今はオンラインを駆使した多様な学校もあるけど、高校への進学を考えた際、一条校への入学などを検討すると、全く違う環境となるので子どもが対応できるか?という不安が残ります。
我が家も二人とも小学校卒業後、地元の公立中学校への進学を決めましたが、環境が全く違うので不安は大きかったです。
宿題もテストも集団授業もなく、比較的自由な環境にいたので、公立中学校でやっていけるのだろうか?と何度も子どもと話し合いました。
ここまで、私が思うメリットデメリットをご紹介しましたが、子どもたちを通わせていた5年間は良いことばかりではありませんでした。
個性の強い息子はお友達や教員とのトラブルも多く、その度に学校に出向き私も含めて対話したり…と何度も大日向小学校に留まることを悩んだりもしました。
それでも、大日向小学校には感謝の気持ちでいっぱいですし、ここに通わせてよかったと心から思っています。
オルタナティブ教育を受けたことで子どものみならず保護者である私の人生の幅も広がったからです。
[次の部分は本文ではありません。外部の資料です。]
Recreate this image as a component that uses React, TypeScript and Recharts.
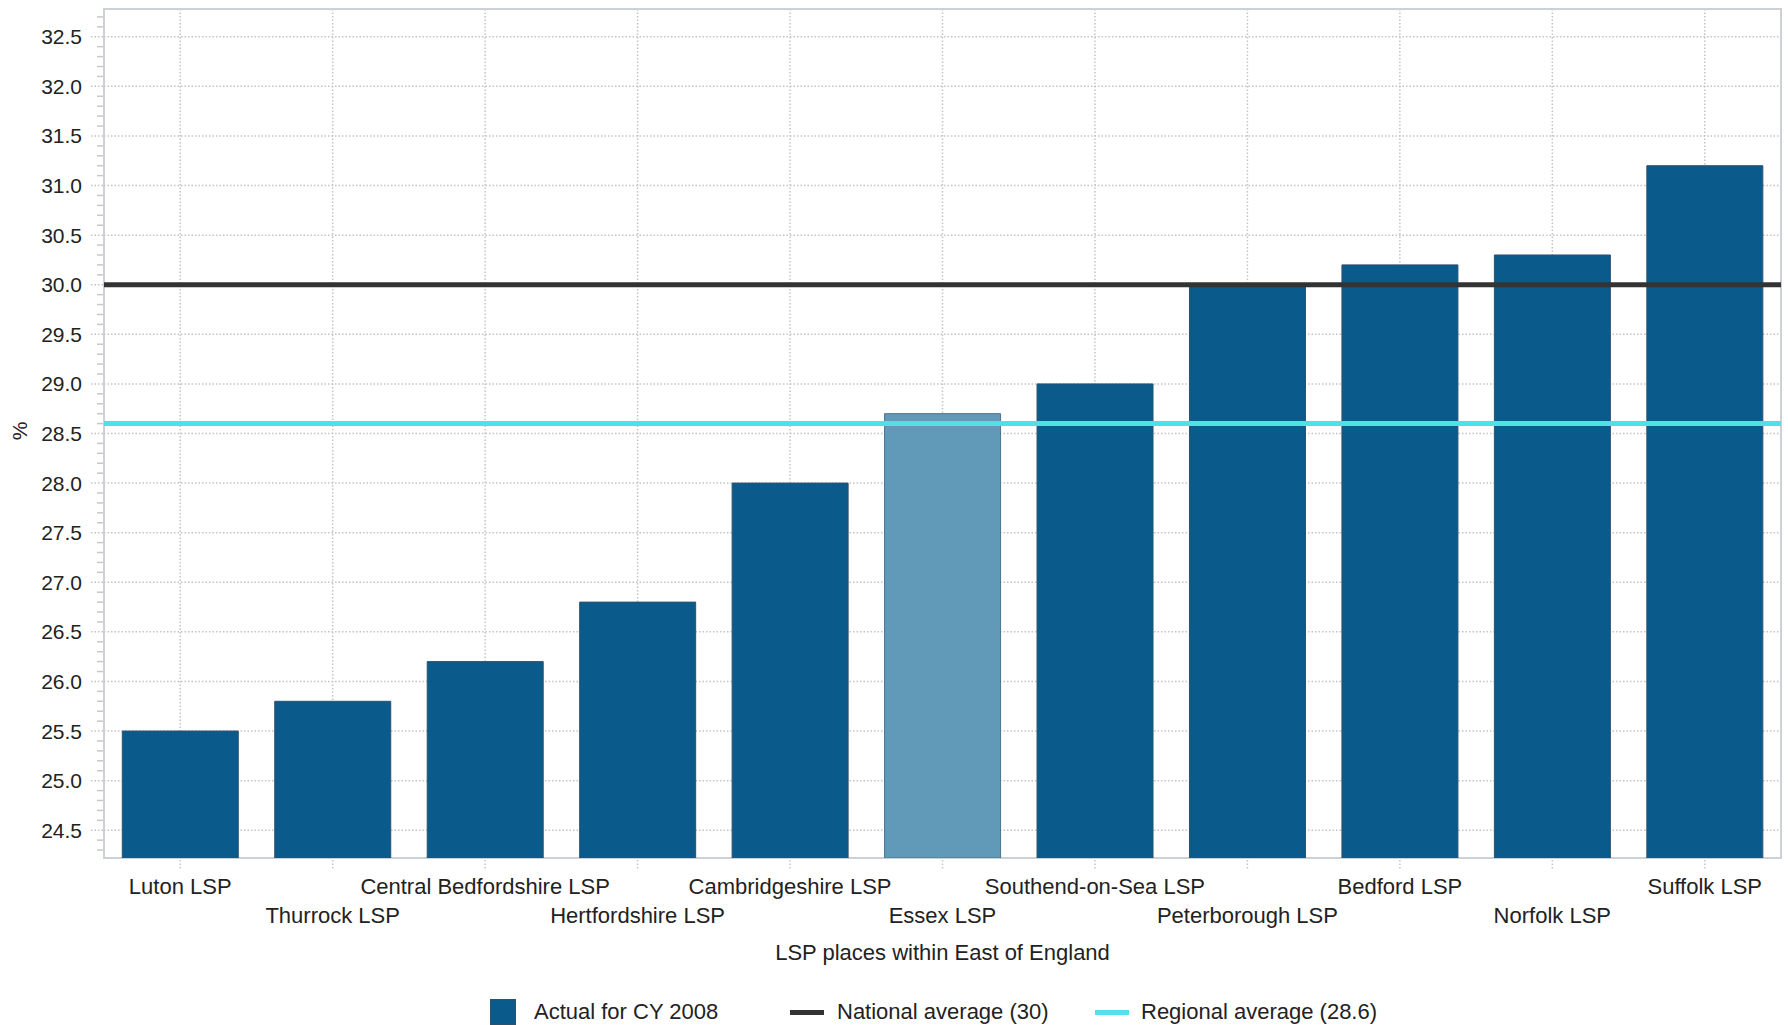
import React from 'react';
import {
  BarChart,
  Bar,
  XAxis,
  YAxis,
  CartesianGrid,
  ReferenceLine,
  ReferenceArea,
  Legend,
  Cell,
} from 'recharts';

const categories = [
  'Luton LSP',
  'Thurrock LSP',
  'Central Bedfordshire LSP',
  'Hertfordshire LSP',
  'Cambridgeshire LSP',
  'Essex LSP',
  'Southend-on-Sea LSP',
  'Peterborough LSP',
  'Bedford LSP',
  'Norfolk LSP',
  'Suffolk LSP',
];
const actualCY2008 = [25.5, 25.8, 26.2, 26.8, 28.0, 28.7, 29.0, 30.0, 30.2, 30.3, 31.2];
const highlightedCategory = 'Essex LSP';
const nationalAverage = 30;
const regionalAverage = 28.6;
const yMajorTicks = [24.5, 25.0, 25.5, 26.0, 26.5, 27.0, 27.5, 28.0, 28.5, 29.0, 29.5, 30.0, 30.5, 31.0, 31.5, 32.0, 32.5];
const yDomain = [24.22, 32.78];
const xAxisTitle = 'LSP places within East of England';
const yAxisTitle = '%';
const legendLabels = ['Actual for CY 2008', 'National average (30)', 'Regional average (28.6)'];

// minor ticks every 0.1 across the axis
const yAllTicks: number[] = [];
for (let i = 243; i <= 327; i++) yAllTicks.push(i / 10);

const data = categories.map((c, i) => ({ name: c, value: actualCY2008[i] }));

const FONT = '"Liberation Sans", Arial, sans-serif';
const BAR_COLOR = '#0b5a8c';
const BAR_STROKE = '#2b536f';
const HL_COLOR = '#6199b8';
const HL_STROKE = '#4a7590';
const NAT_COLOR = '#333333';
const REG_COLOR = '#4fe1e3';
const GRID = '#c4c4c4';
const TEXT = '#222222';

const YTick = (props: any) => {
  const { x, y, payload } = props;
  const v = payload.value as number;
  const isMajor = Math.abs(v * 2 - Math.round(v * 2)) < 1e-6;
  if (isMajor) {
    return (
      <g>
        <line x1={x - 13} x2={x} y1={y} y2={y} stroke={GRID} strokeWidth={1.5} strokeDasharray="1.5 2" />
        <text x={x - 22} y={y + 7.5} textAnchor="end" fontSize={21} fill={TEXT} fontFamily={FONT}>
          {v.toFixed(1)}
        </text>
      </g>
    );
  }
  return <line x1={x - 7} x2={x - 1} y1={y} y2={y} stroke="#c8c8c8" strokeWidth={1.5} />;
};

const XTick = (props: any) => {
  const { x, y, payload, index } = props;
  const row = index % 2;
  return (
    <g>
      <line x1={x} x2={x} y1={y + 2} y2={y + 12} stroke={GRID} strokeWidth={1.5} strokeDasharray="1.5 2" />
      <text x={x} y={y + (row ? 64.5 : 36)} textAnchor="middle" fontSize={22} fill={TEXT} fontFamily={FONT}>
        {payload.value}
      </text>
    </g>
  );
};

const PercentLabel = (props: any) => {
  const cx = 19;
  const cy = 431;
  return (
    <text
      x={cx}
      y={cy}
      transform={`rotate(-90 ${cx} ${cy})`}
      textAnchor="middle"
      dominantBaseline="central"
      fontSize={21}
      fill={TEXT}
      fontFamily={FONT}
    >
      {yAxisTitle}
    </text>
  );
};

const LegendContent = () => {
  const textStyle: React.CSSProperties = {
    position: 'absolute',
    top: 0,
    height: 26,
    lineHeight: '26px',
    fontSize: 22,
    color: TEXT,
    fontFamily: FONT,
    whiteSpace: 'nowrap',
  };
  return (
    <div style={{ position: 'relative', width: 1788, height: 26 }}>
      <div style={{ position: 'absolute', left: 490, top: 0, width: 26, height: 26, background: BAR_COLOR, boxSizing: 'border-box', border: `1px solid ${BAR_STROKE}` }} />
      <div style={{ ...textStyle, left: 534 }}>{legendLabels[0]}</div>
      <div style={{ position: 'absolute', left: 790, top: 11, width: 34, height: 5, background: NAT_COLOR }} />
      <div style={{ ...textStyle, left: 837 }}>{legendLabels[1]}</div>
      <div style={{ position: 'absolute', left: 1095, top: 11, width: 34, height: 5, background: REG_COLOR }} />
      <div style={{ ...textStyle, left: 1141 }}>{legendLabels[2]}</div>
    </div>
  );
};

export default function App() {
  return (
    <div style={{ position: 'absolute', left: 0, top: 0, width: 1788, height: 1025, background: '#fff' }}>
      <BarChart
        width={1788}
        height={1025}
        data={data}
        margin={{ top: 9, right: 7, left: 0, bottom: 0 }}
        barCategoryGap="12%"
      >
        <CartesianGrid
          stroke={GRID}
          strokeWidth={1.5}
          strokeDasharray="1.5 2"
          horizontalValues={yMajorTicks}
        />
        <ReferenceArea
          y1={yDomain[0]}
          y2={yDomain[1]}
          fill="none"
          stroke="#cdd0d4"
          strokeWidth={2}
          ifOverflow="extendDomain"
        />
        <XAxis
          dataKey="name"
          height={141}
          interval={0}
          tickSize={0}
          tickMargin={0}
          tickLine={false}
          axisLine={false}
          tick={<XTick />}
          label={{ value: xAxisTitle, position: 'insideBottom', offset: 39, fontSize: 22, fill: TEXT, fontFamily: FONT }}
        />
        <YAxis
          type="number"
          domain={yDomain}
          allowDataOverflow
          ticks={yAllTicks}
          interval={0}
          width={104}
          tickSize={0}
          tickMargin={0}
          tickLine={false}
          axisLine={false}
          tick={<YTick />}
          label={<PercentLabel />}
        />
        <Bar dataKey="value" isAnimationActive={false} strokeWidth={1}>
          {data.map((d) => (
            <Cell
              key={d.name}
              fill={d.name === highlightedCategory ? HL_COLOR : BAR_COLOR}
              stroke={d.name === highlightedCategory ? HL_STROKE : BAR_STROKE}
            />
          ))}
        </Bar>
        <ReferenceLine y={nationalAverage} stroke={NAT_COLOR} strokeWidth={5} ifOverflow="extendDomain" />
        <ReferenceLine y={regionalAverage} stroke={REG_COLOR} strokeWidth={5} ifOverflow="extendDomain" />
        <Legend verticalAlign="bottom" content={<LegendContent />} wrapperStyle={{ left: 0, bottom: 0, width: 1788, height: 26 }} />
      </BarChart>
    </div>
  );
}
今回は我が家の経験を通して「オルタナティブ教育」の特徴についてご紹介しました。
*「オルタナティブ教育」とは「主体性を重んじる教育」、「子どもの個性を活かす教育」など独自の理念をもった教育のこと。
*オルタナティブ教育は7種類!
①シュタイナー教育
②モンテッソーリ教育
③レッジョ・エミリア教育
④ドルトンプラン教育
⑤サドベリー教育
⑥フレネ教育
⑦イエナプラン教育
*オルタナティブ教育のメリットデメリット
【メリット】
・考える力や主体性が身につく
・個性や多様性を尊重できる
・コミュニケーション能力や生きる力を育める
【デメリット】
・文部科学省の認可校が少ないし、費用がかかる
・クセが強い保護者が多い
・卒業後の進路に不安がある
一般的な学校教育に慣れていると、オルタナティブ教育は異質なものに思えてしまうものです。
時代は少子化で技術の発展が目まぐるしいし現代、教育を見直すべきという声をよく聞きます。
私は子どもを中心において生きる力を育てるオルタナティブ教育がヒントになり、新しい教育の在り方が確立してくことを願っています。
オルタナティブ教育に興味を持っていただき、大切なお子さまと向き合う時間が増え、その子に合う教育とは・・と考えるきっかけになれたら嬉しいです。
ご覧いただき、ありがとうございました。